# VRE - Railfan Friendly?



## AlanB (Mar 10, 2003)

> You Can Listen In - Frequencies for Train Communications Here


VRE has setup a page displaying all the radio frequencies that their trains use. The little blurb above sits on their home page along with this link to the frequency page.


----------



## Viewliner (Mar 10, 2003)

Thanks for the link, it would be nice if every rail operation did this. (Railfan Perspective)


----------



## Amfleet (Mar 10, 2003)

I aslo like how VRE has detailed infromation on their consists used for certain routes and equipment types. Very railfan freindly. B)


----------



## Superliner Diner (Mar 11, 2003)

Amfleet said:


> I aslo like how VRE has detailed infromation on their consists used for certain routes and equipment types. Very railfan freindly. B)


--- although the intent is not to satisfy railfans, but to let the public, their regular riders, know whether their train will have enough capacity. Bilevels are assigned to trains that regularly carry more passengers. VRE has many different types of equipment -- single level, bilevels, and bilevel gallery cars (like San Francisco's & Chicago's) -- so it's helpful to regular passengers who have a choice of departures to know what type of equipment their train will have.


----------



## battalion51 (Mar 11, 2003)

I'm pretty sure one of (if not more) VRE's Bombardier sets is from Sounder. There is a picture of it in Trains Magazine (10/2002 pg 54). I personally am not all that impressed with Tri-Rails Bombardier coaches, they feel more like a bus than a train to me.


----------



## AlanB (Mar 11, 2003)

battalion51 said:


> I'm pretty sure one of (if not more) VRE's Bombardier sets is from Sounder. There is a picture of it in Trains Magazine (10/2002 pg 54).

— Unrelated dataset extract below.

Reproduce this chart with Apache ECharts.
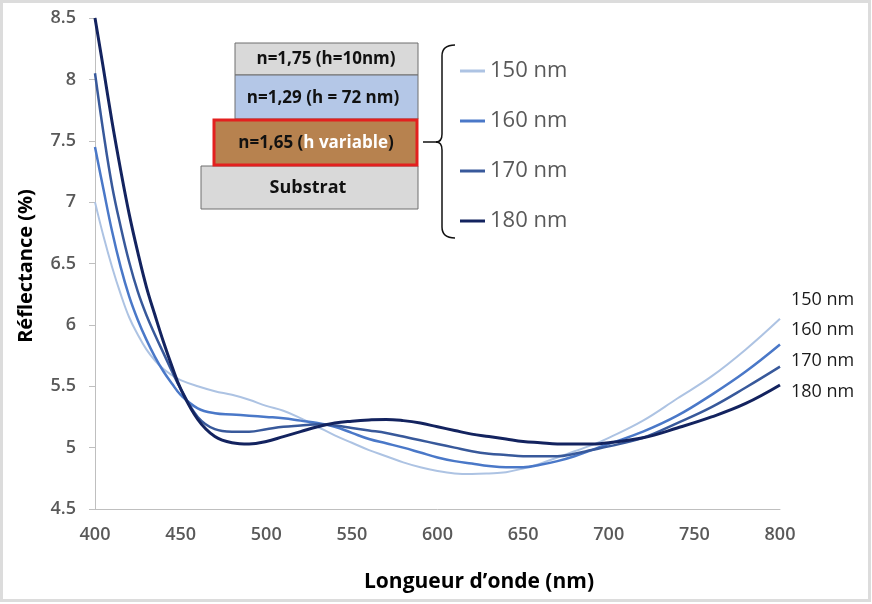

One VRE set is indeed on loan from Sounder, until they are able to increase the number of runs and routes.


----------



## AlanB (Mar 11, 2003)

AlanB said:


> One VRE set is indeed on loan from Sounder, until they are able to increase the number of runs and routes.


Oops, I was wrong. 



> VRE began operations in 1992 with a fleet of single-level cars built by the Brazilian manufacturer Mafersa. In 1999, VRE acquired 13 bilevel Kawasaki cars. In 2001, VRE purchased 19 used gallery cars from the Chicago-area commuter railroad Metra. Then, about one year ago, VRE placed into service two bilevel trains leased from Seattle's Sound Transit. Since then VRE has leased a third set of Sounders.


Plus as the article that I quoted above mentions, VRE is currently looking to lease a fourth Sounder trainset. You can read the full article from Fredricksburg.com. Thanks also to Prodigy's OTOL for finding this story.


----------



## Superliner Diner (Mar 13, 2003)

AlanB said:


> AlanB said:
> 
> 
> > One VRE set is indeed on loan from Sounder, until they are able to increase the number of runs and routes.
> ...


I got to ride on two of VRE's leased Sounder sets, one on each line this past December. I rode from Fredericksburg to Alexandria in one of them, and then Alexandria to Broad Run/Manassas Airport and back to Washington Union Station in the other one.

There have been some problems in getting new lines started in the Pacific Northwest. Sounder currently operates three daily trains between Seattle and Tacoma (all northbound to Seattle on weekday mornings and all southbound to Tacoma on weekday evenings). They are looking to extend service south of Tacoma to Lakewood, and north of Seattle to Everett. When that happens, or when conditions permit an increase over the current three round trips, Sounder will need its equipment back. Hopefully VRE has contingency plans for this when it happens, or its riders will be literally out in the cold.


----------